INSUFFICIENT FUNDS = FALL BREAK

UEA used to mean something in Utah for students and teachers. It was a time when kids gleefully played outside for two days before the weather turned cold and teachers sat in conferences. Thank the good karma in the world that UEA no longer exists and we do a little thing called fall break. This is the only time that the lack of funding has improved my life. There is no money to put together teacher conferences so we just get the days off. Let me show you what teachers like myself do with time off:
  • breakfast at Kneaders with Allison
  • shopping
  • hang out with cute babies
  • lunch with family
  • stay up late
  • sleep in
  • Temple
  • watch TV and/or movies
  • learn to make cake pops
  • nap
  • make playlists on iTunes
  • stay in pajamas past noon
  • internet
  • dance you ace off to Michael Jackson
  • think about Grammy
  • think about Patrick Swayze
  • organize things
  • clean things
  • laundry
  • eat. a lot.
Thank you funding. I am glad you went away. I needed a "vacation from my problems."

Monday, October 11, 2010

CAN'T SLEEP

I don't require a lot of sleep during the week. I usually get 5.5 - 6 hours every night. I do catch up on Friday and Saturday when I sleep about 8-9 hours each night. I am not doing as well as I used to on my normal weeknight hours. It has been about two weeks now that I just haven't felt rested. I think the week that Grammy was dying and the week after she passed made for some sleepless nights. I kind of self-inflict by staying up and looking at pictures of Grammy in the hours that I can't sleep. And I suppose that blogging about not sleeping because I think about Grammy isn't any better than looking at pictures her. What would be really cool is if I was productive in the wee hours of the night instead of sitting and wasting away time. I wish I had the ability my father has to tune out the world of thoughts and stress and force myself to sleep. Well here goes nothing, I am gonna give prayer a try. Honestly, that is usually the only source for a good sleep when I am wired at night. Goodnight....

Thursday, October 7, 2010

LIFE

Today I attended my Grammy's funeral. Today I mourned. Today I cried. Today I grew.

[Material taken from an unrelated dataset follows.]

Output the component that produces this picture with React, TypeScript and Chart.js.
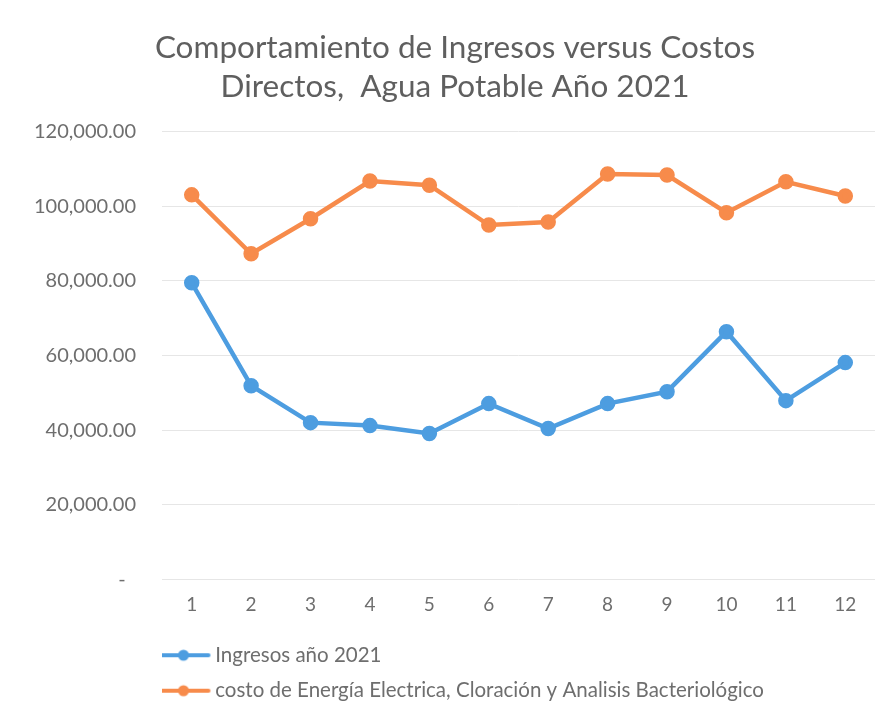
import React, { useEffect, useRef } from "react";
import { Chart, registerables } from "chart.js";

Chart.register(...registerables);

const months = ["1", "2", "3", "4", "5", "6", "7", "8", "9", "10", "11", "12"];
const ingresos = [79500, 51900, 42000, 41200, 39100, 47100, 40400, 47100, 50300, 66400, 47900, 58100];
const costos = [103100, 87300, 96700, 106800, 105700, 95000, 95800, 108700, 108400, 98300, 106600, 102800];
const titleLines = ["Comportamiento de Ingresos versus Costos", "Directos,  Agua Potable Año 2021"];
const seriesNames = ["Ingresos año 2021", "costo de Energía Electrica, Cloración y Analisis Bacteriológico"];

const BLUE = "#4d9de0";
const ORANGE = "#f78b4b";
const FONT = "Lato, 'Open Sans', sans-serif";
const TEXT = "#6e6e6e";

function legendMarker(color: string): HTMLCanvasElement {
  const c = document.createElement("canvas");
  c.width = 69;
  c.height = 14;
  const ctx = c.getContext("2d")!;
  ctx.strokeStyle = color;
  ctx.lineWidth = 4;
  ctx.lineCap = "round";
  ctx.beginPath();
  ctx.moveTo(2, 7);
  ctx.lineTo(52, 7);
  ctx.stroke();
  ctx.fillStyle = color;
  ctx.beginPath();
  ctx.arc(27, 7, 5.5, 0, Math.PI * 2);
  ctx.fill();
  return c;
}

export default function App() {
  const ref = useRef<HTMLCanvasElement>(null);
  useEffect(() => {
    const markers = [legendMarker(BLUE), legendMarker(ORANGE)];
    const chart = new Chart(ref.current!, {
      type: "line",
      data: {
        labels: months,
        datasets: [
          {
            label: seriesNames[0],
            data: ingresos,
            borderColor: BLUE,
            backgroundColor: BLUE,
            borderWidth: 4.5,
            pointRadius: 5.5,
            pointBackgroundColor: BLUE,
            pointBorderColor: BLUE,
            tension: 0,
          },
          {
            label: seriesNames[1],
            data: costos,
            borderColor: ORANGE,
            backgroundColor: ORANGE,
            borderWidth: 4.5,
            pointRadius: 5.5,
            pointBackgroundColor: ORANGE,
            pointBorderColor: ORANGE,
            tension: 0,
          },
        ],
      },
      options: {
        animation: false,
        responsive: true,
        maintainAspectRatio: false,
        layout: { padding: { left: 35, right: 18, top: 0, bottom: 0 } },
        plugins: {
          title: {
            display: true,
            text: titleLines,
            color: "#5f5f5f",
            font: { family: FONT, size: 31.5, weight: "normal", lineHeight: 1.22 },
            padding: { top: 29, bottom: 26 },
          },
          legend: {
            position: "bottom",
            align: "start",
            fullSize: false,
            maxHeight: 76,
            labels: {
              usePointStyle: true,
              pointStyleWidth: 28,
              padding: 15,
              color: TEXT,
              font: { family: FONT, size: 20.5 },
              generateLabels: (ch: any) =>
                ch.data.datasets.map((ds: any, i: number) => ({
                  text: ds.label,
                  fillStyle: ds.borderColor,
                  strokeStyle: ds.borderColor,
                  lineWidth: 0,
                  pointStyle: markers[i],
                  datasetIndex: i,
                  hidden: false,
                  fontColor: TEXT,
                })),
            },
          },
          tooltip: { enabled: false },
        },
        scales: {
          x: {
            offset: true,
            grid: { display: false, drawTicks: false },
            border: { display: false },
            ticks: { color: TEXT, font: { family: FONT, size: 19 }, padding: 14 },
          },
          y: {
            min: 0,
            max: 120000,
            afterFit: (s: any) => {
              s.width = 127;
            },
            grid: { color: "#e6e6e6", lineWidth: 1, drawTicks: false },
            border: { display: false },
            ticks: {
              stepSize: 20000,
              padding: 26,
              color: TEXT,
              font: { family: FONT, size: 20 },
              callback: (v: any) =>
                Number(v) === 0
                  ? "-  "
                  : Number(v).toLocaleString("en-US", { minimumFractionDigits: 2, maximumFractionDigits: 2 }),
            },
          },
        },
      },
    });
    return () => chart.destroy();
  }, []);
  return (
    <div style={{ position: "absolute", left: 0, top: 0, width: 893, height: 706, background: "#fff" }}>
      <canvas ref={ref} />
    </div>
  );
}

I am not a very good example at coping with death. I take it hard and I don't like to move on from it because I feel like when I do, the person is really gone from my life. While trying to mentally, emotionally, and spiritually comprehend the events of the past two weeks I have learned of another tragedy. One of my students was killed in an accident today caused by another student of mine. Knowing the heartache I have been processing with my spiritual, mature brain makes me so sad for my students who will have to struggle through the loss of a friend and classmate with their tender, young souls.

Somehow I have to muster up the courage and strength tomorrow to discuss with my kids about the death of this student and how to cope with it. I need to teach them compassion for the student driving the vehicle. I only hope I can be an example in their life at this time and help them through this. Teenagers are so impressionable and I know this situation will be so hard on them but they will get through. They will get through just as I am getting through. Just as we all must get through and continue on in life.

Saturday, October 2, 2010

THREE TIME FIGHTER


My reason for the cure lost her battle tonight.
Love you grammy!
I will still fight for your disease.
October 20, 1927 - October 2, 2010

PINKTOBER

It is time for the yearly post for National Breast Cancer Awareness Month! I begged you in 2007, 2008, and 2009 to do something in October. This will undoubtedly be the hardest October/Breast Cancer Awareness Month of my life. Grammy has been trying to leave this world for a much better place for about a week now. She is too strong and way too social to will herself to leave her family. When the time finally comes that Grammy passes, I will actually be excited. I truly believe that she has been fighting the battle of death for so long because there is no other way that our family would willingly let her go. PLEASE do something this October in honor of Breast Cancer Awareness month. On the right side of my blog is a list of great BC sites. For great BC paraphernalia, I especially love Cafe Press and The Breast Cancer Site. Happy October!